Is it worth paying $165 to access the Al Safwa First Lounge if you’re flying in Qatar Airways business class and are eligible to buy access? The first thing to keep in mind is that you should look at the value here on an incremental basis, since the alternative is accessing the Al Mourjan Business Lounge. The question is really if you should pay $165 to access the Al Safwa Lounge over the Al Mourjan Lounge.
Here’s my take:
- This probably isn’t worth it if you just have a quick layover of one to two hours, which is how much time most Qatar Airways passengers have, given that the Doha hub is heavily banked
- That being said, if you have a significantly longer layover, and particularly if you want to sleep, then I think paying to access the Al Safwa Lounge makes sense; being able to sleep in a real bed for a few hours between flights is awesome, the alcohol selection is potentially pretty great, and the food is also much better than in the business class lounge
Just keep in mind that the bedrooms are available on a first come, first served basis, so if you show up after a rush of other passengers, these might not be available for some amount of time.

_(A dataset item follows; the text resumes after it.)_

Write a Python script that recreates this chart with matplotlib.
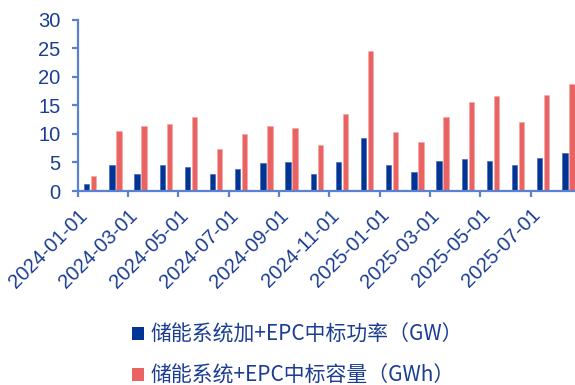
import matplotlib
matplotlib.use("Agg")
import matplotlib.pyplot as plt
from matplotlib.patches import Patch
from matplotlib.transforms import ScaledTranslation

plt.rcParams['font.family'] = ['Liberation Sans', 'Noto Sans CJK SC', 'DejaVu Sans']

months = ["2024-01-01", "2024-02-01", "2024-03-01", "2024-04-01", "2024-05-01",
          "2024-06-01", "2024-07-01", "2024-08-01", "2024-09-01", "2024-10-01",
          "2024-11-01", "2024-12-01", "2025-01-01", "2025-02-01", "2025-03-01",
          "2025-04-01", "2025-05-01", "2025-06-01", "2025-07-01", "2025-08-01"]
power_gw = [1.2, 4.5, 2.9, 4.6, 4.2, 3.0, 3.9, 4.9, 5.1, 3.0,
            5.0, 9.2, 4.6, 3.3, 5.3, 5.6, 5.2, 4.6, 5.8, 6.7]
capacity_gwh = [2.6, 10.5, 11.3, 11.8, 13.0, 7.3, 10.0, 11.3, 11.1, 8.0,
                13.4, 24.6, 10.3, 8.6, 12.9, 15.5, 16.6, 12.1, 16.8, 18.7]
labels = ["储能系统加+EPC中标功率（GW）", "储能系统+EPC中标容量（GWh）"]

blue = "#003595"
red = "#e86361"
axis_col = "#5b82d0"
text_col = "#1b3d92"

fig = plt.figure(figsize=(5.75, 3.85), dpi=100)
ax = fig.add_axes([77.7 / 575, 1 - 191 / 385, (581 - 77.7) / 575, (191 - 19.7) / 385])

x = [i + 0.5 for i in range(len(months))]
off = 0.14
w = 0.21
ax.bar([v - off for v in x], power_gw, width=w, color=blue, edgecolor="#3a5fb0", linewidth=0.4)
ax.bar([v + off for v in x], capacity_gwh, width=w, color=red, edgecolor="#f3a7a5", linewidth=0.4)

ax.set_xlim(0, len(months))
ax.set_ylim(0, 30)
ax.set_yticks(range(0, 31, 5))
ax.set_xticks(range(0, len(months), 2))
ax.set_xticklabels(months[::2], rotation=45, ha="right", rotation_mode="anchor")
shift = ScaledTranslation(10 / 100, 0, fig.dpi_scale_trans)
for lab in ax.get_xticklabels():
    lab.set_transform(lab.get_transform() + shift)

for s in ["top", "right"]:
    ax.spines[s].set_visible(False)
for s in ["left", "bottom"]:
    ax.spines[s].set_color(axis_col)
    ax.spines[s].set_linewidth(1.6)
ax.tick_params(axis="both", colors=axis_col, width=1.6, length=4.5,
               labelcolor=text_col, labelsize=14.5)
ax.tick_params(axis="x", pad=6)
ax.tick_params(axis="y", pad=8)

handles = [Patch(facecolor=blue), Patch(facecolor=red)]
fig.legend(handles, labels, loc="upper left", bbox_to_anchor=(113 / 575, 1 - 305 / 385),
           frameon=False, handlelength=0.6, handleheight=0.6, handletextpad=0.3,
           labelspacing=0.9, labelcolor=text_col,
           prop={"family": ["Noto Sans CJK SC", "DejaVu Sans"], "size": 15})

fig.savefig("out.png", dpi=100)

If you have a long layover in Doha but plan to stay airside, as an alternative you could stay airside at the airport hotel, which is a great place to get some rest.
The Qatar Airways Al Safwa Lounge is a pretty awesome first class lounge with some complicated entry requirements. The lounge is open to first class passengers, including those traveling on short haul flights. On top of that, it’s possible for select business class passengers to buy access to the lounge for ~$165, which could represent a decent value.
The Al Safwa Lounge has good dining and drinks, private bedrooms, and a spa with paid treatments.
If you’ve accessed the Al Safwa Lounge (including buying access), what was your experience like?